Bridging the Gap

Beverly Amer uses an interesting way to present the increase in use of technology in my generation.  She shows how attached students have become to their phones, laptops, tablets, etc, and how they rely on it in their everyday lives.  She uses an example of how we have become dependent on our technology for things such as time management.  In all honesty, its true.  We have become dependent on technology for communication, social networking, etc.  We as a generation have become so dependent on it that if we are not using technology in school, mainly in college, we find it hard to stay engaged.  Amer presents tools for teachers, such as certain technologies and teaching styles, in order to bridge the “engagement gap” as well as the technology generation gap.

The technology age gap has become extremely prevalent on college campuses in the past decade.  Professors, especially, have been trying to find ways to bridge this gap.  David Perlmutter, a professor at the University of Iowa, uses an anecdotal story in his article “Bridging the Generational Tech Gap” about how the use of technology is growing among our generation and how it has affected the learning experience on college campuses,

…A job candidate at the time, came and presented to our faculty a summary of her study of social-network patterns in elections in Kenya.  Using geo-tracking software and hardware along with social media, she showed how the participants she had trained locally were reporting voting violations and associated violence in realtime and then creating interactive online maps that local and international media and election monitors could use to respond quickly to crisis.  I was awed.  In a field where revolutions in media technology change what we teach and what we study continually, her skill set was one we definitely needed to add to ours.  Also, I knew that tech-suffused undergraduates would be impressed by her and trust that she was knowledgeable in many things, not just the latest gadgetry.  Most of all, she was not employing technology for technology’s sake, but using it to solve problems to help real people.  I offer this introduction because I believe that there is a growing technology gap on campus.

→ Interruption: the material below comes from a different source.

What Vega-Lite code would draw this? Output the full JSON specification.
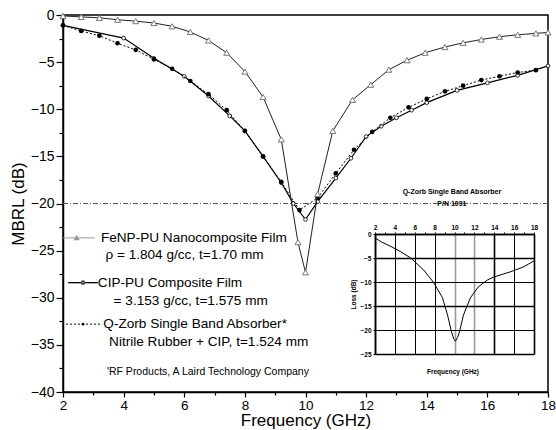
{
  "$schema": "https://vega.github.io/schema/vega-lite/v6.json",
  "width": 485,
  "height": 377,
  "autosize": {"type": "none"},
  "padding": {"left": 63, "top": 15, "right": 8, "bottom": 38},
  "background": "white",
  "config": {
    "view": {"stroke": "black", "strokeWidth": 1.5},
    "font": "Liberation Sans"
  },
  "datasets": {
    "curves": [
      {"s": "FeNP", "x": 2.0, "y": -0.1}, {"s": "FeNP", "x": 2.6, "y": -0.2}, {"s": "FeNP", "x": 3.2, "y": -0.3},
      {"s": "FeNP", "x": 3.8, "y": -0.5}, {"s": "FeNP", "x": 4.4, "y": -0.65}, {"s": "FeNP", "x": 5.0, "y": -0.85},
      {"s": "FeNP", "x": 5.6, "y": -1.2}, {"s": "FeNP", "x": 6.2, "y": -1.8}, {"s": "FeNP", "x": 6.8, "y": -2.7},
      {"s": "FeNP", "x": 7.4, "y": -4.0}, {"s": "FeNP", "x": 8.0, "y": -6.0}, {"s": "FeNP", "x": 8.6, "y": -8.7},
      {"s": "FeNP", "x": 9.2, "y": -13.2}, {"s": "FeNP", "x": 9.75, "y": -24.1}, {"s": "FeNP", "x": 10.0, "y": -27.3},
      {"s": "FeNP", "x": 10.4, "y": -19.0}, {"s": "FeNP", "x": 10.9, "y": -12.3}, {"s": "FeNP", "x": 11.55, "y": -9.0},
      {"s": "FeNP", "x": 12.15, "y": -7.4}, {"s": "FeNP", "x": 12.75, "y": -5.8}, {"s": "FeNP", "x": 13.35, "y": -4.8},
      {"s": "FeNP", "x": 13.95, "y": -4.0}, {"s": "FeNP", "x": 14.6, "y": -3.4}, {"s": "FeNP", "x": 15.2, "y": -2.95},
      {"s": "FeNP", "x": 15.8, "y": -2.6}, {"s": "FeNP", "x": 16.4, "y": -2.3}, {"s": "FeNP", "x": 17.0, "y": -2.1},
      {"s": "FeNP", "x": 17.6, "y": -1.95}, {"s": "FeNP", "x": 18.0, "y": -1.85},
      {"s": "CIP", "x": 2.0, "y": -1.1}, {"s": "CIP", "x": 4.0, "y": -2.45}, {"s": "CIP", "x": 5.0, "y": -4.6},
      {"s": "CIP", "x": 6.0, "y": -6.5}, {"s": "CIP", "x": 6.8, "y": -8.6}, {"s": "CIP", "x": 7.5, "y": -10.7},
      {"s": "CIP", "x": 8.0, "y": -12.3}, {"s": "CIP", "x": 8.6, "y": -15.0}, {"s": "CIP", "x": 9.2, "y": -17.8},
      {"s": "CIP", "x": 9.6, "y": -20.0}, {"s": "CIP", "x": 10.0, "y": -21.7}, {"s": "CIP", "x": 10.4, "y": -19.8},
      {"s": "CIP", "x": 11.0, "y": -17.3}, {"s": "CIP", "x": 11.5, "y": -15.2}, {"s": "CIP", "x": 12.0, "y": -12.9},
      {"s": "CIP", "x": 12.5, "y": -11.8}, {"s": "CIP", "x": 13.0, "y": -10.9}, {"s": "CIP", "x": 13.5, "y": -10.1},
      {"s": "CIP", "x": 14.0, "y": -9.3}, {"s": "CIP", "x": 15.0, "y": -8.0}, {"s": "CIP", "x": 16.0, "y": -7.2},
      {"s": "CIP", "x": 17.0, "y": -6.4}, {"s": "CIP", "x": 18.0, "y": -5.4},
      {"s": "QZ", "x": 2.0, "y": -1.1}, {"s": "QZ", "x": 2.6, "y": -1.7}, {"s": "QZ", "x": 3.2, "y": -2.2},
      {"s": "QZ", "x": 3.8, "y": -3.0}, {"s": "QZ", "x": 4.4, "y": -3.7}, {"s": "QZ", "x": 5.0, "y": -4.7},
      {"s": "QZ", "x": 5.6, "y": -5.7}, {"s": "QZ", "x": 6.2, "y": -7.0}, {"s": "QZ", "x": 6.8, "y": -8.4},
      {"s": "QZ", "x": 7.4, "y": -10.1}, {"s": "QZ", "x": 8.0, "y": -12.3}, {"s": "QZ", "x": 8.6, "y": -15.0},
      {"s": "QZ", "x": 9.2, "y": -17.7}, {"s": "QZ", "x": 9.8, "y": -20.7}, {"s": "QZ", "x": 10.4, "y": -19.4},
      {"s": "QZ", "x": 11.0, "y": -16.8}, {"s": "QZ", "x": 11.6, "y": -14.3}, {"s": "QZ", "x": 12.2, "y": -12.4},
      {"s": "QZ", "x": 12.8, "y": -10.9}, {"s": "QZ", "x": 13.4, "y": -9.8}, {"s": "QZ", "x": 14.0, "y": -8.9},
      {"s": "QZ", "x": 14.6, "y": -8.1}, {"s": "QZ", "x": 15.2, "y": -7.5}, {"s": "QZ", "x": 15.8, "y": -6.9},
      {"s": "QZ", "x": 16.4, "y": -6.5}, {"s": "QZ", "x": 17.0, "y": -6.1}, {"s": "QZ", "x": 17.6, "y": -5.85}
    ],
    "legend": [
      {"s": "FeNP", "x": 2.0, "y": -23.65}, {"s": "FeNP", "x": 3.05, "y": -23.65},
      {"s": "CIP", "x": 2.17, "y": -28.4}, {"s": "CIP", "x": 3.15, "y": -28.4},
      {"s": "QZ", "x": 2.1, "y": -32.8}, {"s": "QZ", "x": 3.22, "y": -32.8}
    ],
    "legendText": [
      {"x": 3.25, "y": -23.65, "t": "FeNP-PU Nanocomposite Film"},
      {"x": 3.4, "y": -25.45, "t": "ρ = 1.804 g/cc, t=1.70 mm"},
      {"x": 3.15, "y": -28.4, "t": "CIP-PU Composite Film"},
      {"x": 3.67, "y": -30.33, "t": "= 3.153 g/cc, t=1.575 mm"},
      {"x": 3.33, "y": -32.8, "t": "Q-Zorb Single Band Absorber*"},
      {"x": 3.52, "y": -34.68, "t": "Nitrile Rubber + CIP, t=1.524 mm"}
    ],
    "inset": [
      {"x": 2.0, "y": -0.8}, {"x": 2.6, "y": -1.6}, {"x": 3.6, "y": -2.6}, {"x": 4.6, "y": -3.7},
      {"x": 5.6, "y": -5.0}, {"x": 6.9, "y": -7.5}, {"x": 7.9, "y": -10.1}, {"x": 8.8, "y": -13.3},
      {"x": 9.3, "y": -16.9}, {"x": 9.7, "y": -20.4}, {"x": 9.95, "y": -22.0}, {"x": 10.1, "y": -22.3},
      {"x": 10.3, "y": -21.6}, {"x": 10.5, "y": -20.4}, {"x": 10.9, "y": -16.9}, {"x": 11.6, "y": -13.3},
      {"x": 12.4, "y": -11.0}, {"x": 13.3, "y": -9.6}, {"x": 13.9, "y": -9.0}, {"x": 15.6, "y": -7.9},
      {"x": 16.9, "y": -6.9}, {"x": 18.0, "y": -5.6}
    ]
  },
  "layer": [
    {
      "encoding": {
        "x": {
          "field": "x", "type": "quantitative",
          "scale": {"domain": [2, 18], "nice": false, "zero": false},
          "axis": {
            "orient": "bottom", "values": [2,3,4,5,6,7,8,9,10,11,12,13,14,15,16,17,18],
            "labelExpr": "datum.value % 2 == 0 ? datum.label : ''",
            "tickSize": {"condition": {"test": "datum.value % 2 != 0", "value": 3}, "value": 5},
            "grid": false, "domainColor": "black", "domainWidth": 1.5, "tickColor": "black", "tickWidth": 1.2,
            "labelFontSize": 13.5, "labelColor": "black", "labelPadding": 1, "labelFlush": false,
            "title": "Frequency (GHz)", "titleFontSize": 17, "titleFontWeight": "normal", "titleColor": "black", "titlePadding": 1
          }
        },
        "y": {
          "field": "y", "type": "quantitative",
          "scale": {"domain": [-40, 0], "nice": false, "zero": false},
          "axis": {
            "orient": "left", "values": [0,-2.5,-5,-7.5,-10,-12.5,-15,-17.5,-20,-22.5,-25,-27.5,-30,-32.5,-35,-37.5,-40],
            "labelExpr": "datum.value % 5 == 0 ? datum.label : ''",
            "tickSize": {"condition": {"test": "datum.value % 5 != 0", "value": 4}, "value": 7},
            "grid": false, "domainColor": "black", "domainWidth": 1.5, "tickColor": "black", "tickWidth": 1.2,
            "labelFontSize": 14, "labelColor": "black", "labelPadding": 2, "labelFlush": false,
            "title": "MBRL (dB)", "titleFontSize": 17, "titleFontWeight": "normal", "titleColor": "black", "titlePadding": 3
          }
        }
      },
      "layer": [
        {"data": {"values": [{"x": 2, "y": -20}, {"x": 18, "y": -20}]},
         "mark": {"type": "line", "color": "#555", "strokeWidth": 1, "strokeDash": [5, 2, 1, 2]}},
        {"data": {"name": "curves"}, "transform": [{"filter": "datum.s == 'CIP'"}],
         "mark": {"type": "line", "color": "black", "strokeWidth": 1.2}},
        {"data": {"name": "curves"}, "transform": [{"filter": "datum.s == 'CIP'"}],
         "mark": {"type": "point", "shape": "circle", "filled": true, "fill": "white", "stroke": "black", "strokeWidth": 0.8, "size": 14, "opacity": 1}},
        {"data": {"name": "curves"}, "transform": [{"filter": "datum.s == 'QZ'"}],
         "mark": {"type": "line", "color": "black", "strokeWidth": 1, "strokeDash": [2, 2]}},
        {"data": {"name": "curves"}, "transform": [{"filter": "datum.s == 'QZ'"}],
         "mark": {"type": "circle", "color": "black", "size": 22, "opacity": 1}},
        {"data": {"name": "curves"}, "transform": [{"filter": "datum.s == 'FeNP'"}],
         "mark": {"type": "line", "color": "#222", "strokeWidth": 1}},
        {"data": {"name": "curves"}, "transform": [{"filter": "datum.s == 'FeNP'"}],
         "mark": {"type": "point", "shape": "triangle-up", "filled": true, "fill": "white", "stroke": "#777", "strokeWidth": 1, "size": 36, "opacity": 1}},
        {"data": {"name": "legend"}, "transform": [{"filter": "datum.s == 'FeNP'"}],
         "mark": {"type": "line", "color": "#999", "strokeWidth": 1}},
        {"data": {"name": "legend"}, "transform": [{"filter": "datum.s == 'CIP'"}],
         "mark": {"type": "line", "color": "black", "strokeWidth": 1.3}},
        {"data": {"name": "legend"}, "transform": [{"filter": "datum.s == 'QZ'"}],
         "mark": {"type": "line", "color": "black", "strokeWidth": 1, "strokeDash": [2, 2]}},
        {"data": {"values": [{"x": 2.45, "y": -23.65}]},
         "mark": {"type": "point", "shape": "triangle-up", "filled": true, "fill": "white", "stroke": "#999", "size": 8, "opacity": 1}},
        {"data": {"values": [{"x": 2.66, "y": -28.4}]},
         "mark": {"type": "point", "shape": "circle", "filled": true, "fill": "white", "stroke": "#555", "size": 8, "opacity": 1}},
        {"data": {"values": [{"x": 2.66, "y": -32.8}]},
         "mark": {"type": "circle", "color": "black", "size": 8, "opacity": 1}},
        {"data": {"name": "legendText"},
         "mark": {"type": "text", "align": "left", "baseline": "middle", "fontSize": 13.6, "color": "black"},
         "encoding": {"text": {"field": "t"}}},
        {"data": {"values": [{"x": 3.45, "y": -37.86, "t": "'RF Products, A Laird Technology Company"}]},
         "mark": {"type": "text", "align": "left", "baseline": "middle", "fontSize": 10.5, "color": "black"},
         "encoding": {"text": {"field": "t"}}},
        {"data": {"values": [{"x": 14.83, "y": -18.8, "t": "Q-Zorb Single Band Absorber"}, {"x": 14.83, "y": -20.1, "t": "P/N 1091"}]},
         "mark": {"type": "text", "align": "center", "baseline": "middle", "fontSize": 7, "fontWeight": "bold", "color": "black"},
         "encoding": {"text": {"field": "t"}}}
      ]
    },
    {
      "encoding": {
        "x": {
          "field": "x", "type": "quantitative",
          "scale": {"domain": [2, 18], "range": [312, 471], "nice": false, "zero": false},
          "axis": {
            "orient": "top", "offset": -219, "values": [2,3,4,5,6,7,8,9,10,11,12,13,14,15,16,17,18],
            "labelExpr": "datum.value % 2 == 0 ? datum.label : ''",
            "tickSize": 2, "tickColor": "black", "domainColor": "black", "domainWidth": 1.5,
            "grid": true,
            "gridColor": {"condition": {"test": "datum.value == 10 || datum.value == 12", "value": "#9a9a9a"}, "value": "black"},
            "gridWidth": {"condition": {"test": "datum.value == 10 || datum.value == 12 || datum.value == 14 || datum.value == 2 || datum.value == 18", "value": 1.6}, "value": 1},
            "gridOpacity": {"condition": {"test": "datum.value % 2 != 0", "value": 0}, "value": 1},
            "labelFontSize": 6.5, "labelFontWeight": "bold",
            "labelColor": "black", "labelPadding": 2, "labelFlush": false, "title": null
          }
        },
        "y": {
          "field": "y", "type": "quantitative",
          "scale": {"domain": [-25, 0], "range": [339, 219], "nice": false, "zero": false},
          "axis": {
            "orient": "left", "offset": -312, "values": [0, -5, -10, -15, -20, -25],
            "tickSize": 2, "tickColor": "black", "domainColor": "black", "domainWidth": 1.5,
            "grid": true, "gridColor": "black",
            "gridWidth": {"condition": {"test": "datum.value == -10 || datum.value == -20", "value": 1}, "value": 1.6},
            "labelFontSize": 6.5, "labelFontWeight": "bold",
            "labelColor": "black", "labelPadding": 2, "labelFlush": false,
            "title": "Loss (dB)", "titleFontSize": 6.5, "titleFontWeight": "bold",
            "titleColor": "black", "titlePadding": 3
          }
        }
      },
      "layer": [
        {"data": {"name": "inset"}, "mark": {"type": "line", "color": "black", "strokeWidth": 1}},
        {"data": {"values": [{"x": 9.85, "y": -28.75, "t": "Frequency (GHz)"}]},
         "mark": {"type": "text", "align": "center", "baseline": "middle", "fontSize": 6.5, "fontWeight": "bold", "color": "black"},
         "encoding": {"text": {"field": "t"}}}
      ]
    }
  ],
  "resolve": {"scale": {"x": "independent", "y": "independent"}, "axis": {"x": "independent", "y": "independent"}}
}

Perlmutter’s article is a great example of a professor’s look on how the technology gap has affected college education.  Almost all forms of research, teaching, and learning are affected by new technology, in almost all subjects.  Perlmutter discusses how his colleagues who teach in fields such as physics, sociology, and history all have had to change the way they teach due to new and emerging technology.

It’s one thing to recognize the technology gap, but how can we fix it? Many experts, including Perlmutter, have said that it has to start with the professors.  In the video of Beverly Amer’s presentation, it was quite obvious she was presenting to a group of faculty.  She addressed the importance of the technology gap to these professors because the shift towards technology starts with them.  By having faculty come together in light of the issue, they can start to plan how they will overcome this.  Training, proper encouragement, and incentives should be used in order to get professors and faculty to reform.  The technology age gap has given them a chance to redesign curriculum, to use technology for better student engagement, and to change college education for the better and for the future.